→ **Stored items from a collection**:
— START —

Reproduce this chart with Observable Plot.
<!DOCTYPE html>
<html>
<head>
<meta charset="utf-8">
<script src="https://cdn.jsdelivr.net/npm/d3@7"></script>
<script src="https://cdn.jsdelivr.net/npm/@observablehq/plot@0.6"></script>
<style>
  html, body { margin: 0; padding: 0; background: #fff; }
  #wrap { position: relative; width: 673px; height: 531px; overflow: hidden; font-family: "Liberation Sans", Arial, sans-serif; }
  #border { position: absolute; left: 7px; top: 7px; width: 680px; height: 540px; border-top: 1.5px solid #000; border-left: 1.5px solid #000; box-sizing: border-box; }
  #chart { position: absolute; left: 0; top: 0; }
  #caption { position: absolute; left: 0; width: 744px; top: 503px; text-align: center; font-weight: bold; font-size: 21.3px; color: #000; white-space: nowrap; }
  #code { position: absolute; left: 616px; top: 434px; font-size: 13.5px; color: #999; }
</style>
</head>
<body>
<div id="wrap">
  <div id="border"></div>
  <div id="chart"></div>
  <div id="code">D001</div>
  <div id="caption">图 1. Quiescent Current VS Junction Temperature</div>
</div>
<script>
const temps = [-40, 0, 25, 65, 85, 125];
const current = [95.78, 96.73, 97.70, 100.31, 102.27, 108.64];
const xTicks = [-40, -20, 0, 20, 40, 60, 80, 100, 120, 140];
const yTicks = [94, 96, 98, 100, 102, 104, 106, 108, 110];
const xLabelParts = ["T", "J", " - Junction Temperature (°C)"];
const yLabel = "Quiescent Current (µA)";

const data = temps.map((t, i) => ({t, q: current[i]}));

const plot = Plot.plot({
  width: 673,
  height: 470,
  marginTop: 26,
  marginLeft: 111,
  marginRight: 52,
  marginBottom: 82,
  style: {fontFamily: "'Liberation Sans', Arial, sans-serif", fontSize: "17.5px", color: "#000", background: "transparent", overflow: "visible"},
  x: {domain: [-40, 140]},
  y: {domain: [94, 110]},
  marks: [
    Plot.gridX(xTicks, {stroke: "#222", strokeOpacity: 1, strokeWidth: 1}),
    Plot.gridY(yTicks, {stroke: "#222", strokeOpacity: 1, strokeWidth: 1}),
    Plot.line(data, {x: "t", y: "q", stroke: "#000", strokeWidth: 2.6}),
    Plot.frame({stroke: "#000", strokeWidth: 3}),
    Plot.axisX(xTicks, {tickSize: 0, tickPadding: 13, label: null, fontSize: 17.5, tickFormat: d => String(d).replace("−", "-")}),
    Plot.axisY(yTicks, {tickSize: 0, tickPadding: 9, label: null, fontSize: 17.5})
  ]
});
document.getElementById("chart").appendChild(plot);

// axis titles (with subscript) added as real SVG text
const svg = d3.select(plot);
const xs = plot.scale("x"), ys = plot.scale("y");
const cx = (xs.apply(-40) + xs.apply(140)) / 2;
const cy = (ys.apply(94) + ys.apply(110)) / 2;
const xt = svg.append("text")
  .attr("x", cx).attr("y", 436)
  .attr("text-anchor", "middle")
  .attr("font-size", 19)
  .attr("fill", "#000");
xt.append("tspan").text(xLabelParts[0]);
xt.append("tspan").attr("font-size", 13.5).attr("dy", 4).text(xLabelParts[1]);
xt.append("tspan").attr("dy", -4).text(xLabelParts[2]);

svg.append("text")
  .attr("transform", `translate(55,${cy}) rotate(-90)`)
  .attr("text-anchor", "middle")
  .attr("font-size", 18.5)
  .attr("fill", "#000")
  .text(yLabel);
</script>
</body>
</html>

— END —
— START —

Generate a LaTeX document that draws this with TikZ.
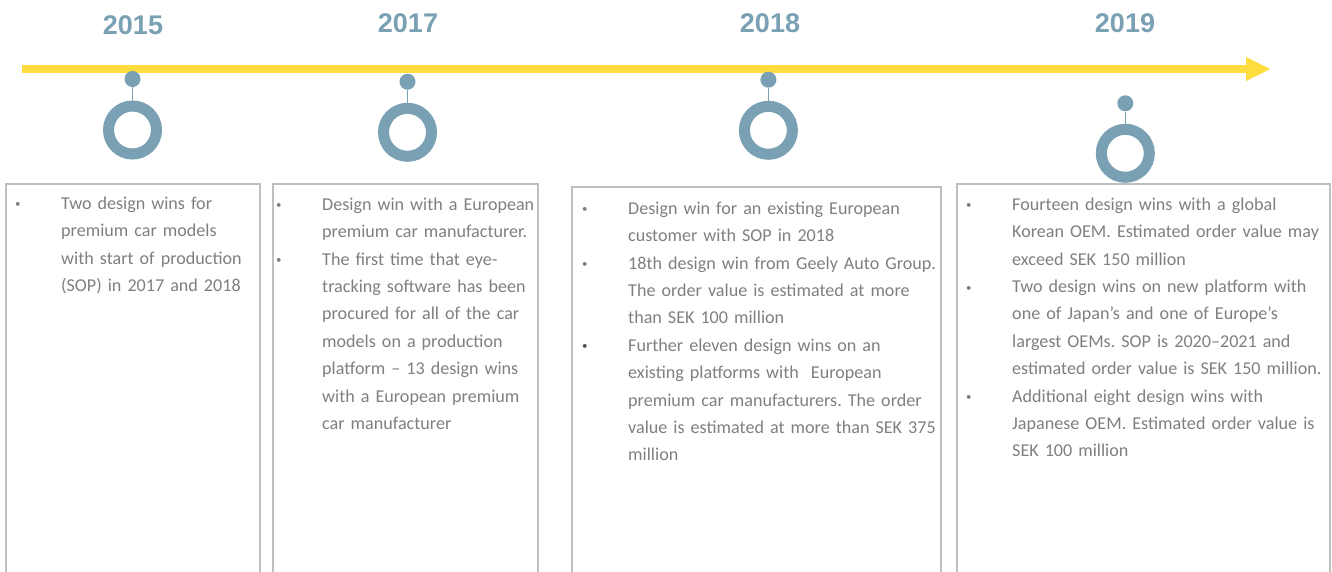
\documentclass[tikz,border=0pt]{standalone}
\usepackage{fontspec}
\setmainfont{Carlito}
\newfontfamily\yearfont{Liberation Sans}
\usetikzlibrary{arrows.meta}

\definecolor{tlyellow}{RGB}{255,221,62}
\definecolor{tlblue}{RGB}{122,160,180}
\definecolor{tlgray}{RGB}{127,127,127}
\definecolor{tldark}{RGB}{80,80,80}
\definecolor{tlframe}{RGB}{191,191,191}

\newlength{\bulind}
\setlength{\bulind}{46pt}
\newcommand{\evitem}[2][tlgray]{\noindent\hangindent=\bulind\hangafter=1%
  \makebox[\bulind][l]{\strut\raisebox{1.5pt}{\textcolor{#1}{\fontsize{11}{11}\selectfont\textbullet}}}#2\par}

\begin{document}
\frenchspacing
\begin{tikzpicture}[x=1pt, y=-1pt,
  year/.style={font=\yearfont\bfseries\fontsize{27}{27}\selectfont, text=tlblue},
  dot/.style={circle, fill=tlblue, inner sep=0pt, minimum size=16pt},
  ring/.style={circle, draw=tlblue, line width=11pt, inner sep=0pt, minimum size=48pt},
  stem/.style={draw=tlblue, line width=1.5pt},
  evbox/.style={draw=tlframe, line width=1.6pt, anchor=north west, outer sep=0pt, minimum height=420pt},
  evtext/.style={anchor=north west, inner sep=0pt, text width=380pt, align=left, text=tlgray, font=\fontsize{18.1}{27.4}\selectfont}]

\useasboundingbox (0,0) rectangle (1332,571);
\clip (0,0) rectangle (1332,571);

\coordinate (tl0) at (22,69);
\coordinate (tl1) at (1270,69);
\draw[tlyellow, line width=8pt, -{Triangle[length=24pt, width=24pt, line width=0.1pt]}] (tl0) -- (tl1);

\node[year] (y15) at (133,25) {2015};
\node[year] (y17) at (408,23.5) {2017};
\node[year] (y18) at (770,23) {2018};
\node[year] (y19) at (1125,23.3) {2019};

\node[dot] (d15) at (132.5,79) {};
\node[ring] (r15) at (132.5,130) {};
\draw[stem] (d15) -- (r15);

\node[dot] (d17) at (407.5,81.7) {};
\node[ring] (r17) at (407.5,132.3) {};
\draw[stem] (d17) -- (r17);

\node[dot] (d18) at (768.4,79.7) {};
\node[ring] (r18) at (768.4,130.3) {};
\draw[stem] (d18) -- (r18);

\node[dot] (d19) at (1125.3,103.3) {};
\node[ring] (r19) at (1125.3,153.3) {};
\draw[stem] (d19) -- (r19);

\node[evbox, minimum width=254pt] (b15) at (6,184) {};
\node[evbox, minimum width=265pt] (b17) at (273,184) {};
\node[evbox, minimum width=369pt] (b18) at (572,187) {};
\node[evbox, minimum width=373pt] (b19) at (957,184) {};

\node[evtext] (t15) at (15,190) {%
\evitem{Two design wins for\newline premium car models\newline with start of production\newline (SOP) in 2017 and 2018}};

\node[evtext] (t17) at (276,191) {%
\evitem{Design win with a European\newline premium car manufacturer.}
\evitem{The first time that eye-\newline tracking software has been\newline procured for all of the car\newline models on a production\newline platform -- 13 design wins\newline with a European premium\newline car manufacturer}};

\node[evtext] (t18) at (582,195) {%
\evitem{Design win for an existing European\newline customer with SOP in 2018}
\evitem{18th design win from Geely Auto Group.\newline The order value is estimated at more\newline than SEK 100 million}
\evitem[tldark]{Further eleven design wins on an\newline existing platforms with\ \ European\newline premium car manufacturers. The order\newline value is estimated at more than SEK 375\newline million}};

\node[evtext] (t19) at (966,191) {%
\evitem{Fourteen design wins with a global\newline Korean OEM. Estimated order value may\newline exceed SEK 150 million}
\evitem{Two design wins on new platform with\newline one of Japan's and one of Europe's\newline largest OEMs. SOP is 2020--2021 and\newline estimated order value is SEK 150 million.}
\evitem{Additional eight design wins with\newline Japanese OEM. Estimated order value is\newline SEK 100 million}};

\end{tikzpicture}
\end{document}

— END —

→ **WHAT IS BEING ASKED**:
Look for the word "that" and return every line where it occurs.

→ **RESULT OF THE EXERCISE**:
Generate a LaTeX document that draws this with TikZ.
\evitem{The first time that eye-\newline tracking software has been\newline procured for all of the car\newline models on a production\newline platform -- 13 design wins\newline with a European premium\newline car manufacturer}};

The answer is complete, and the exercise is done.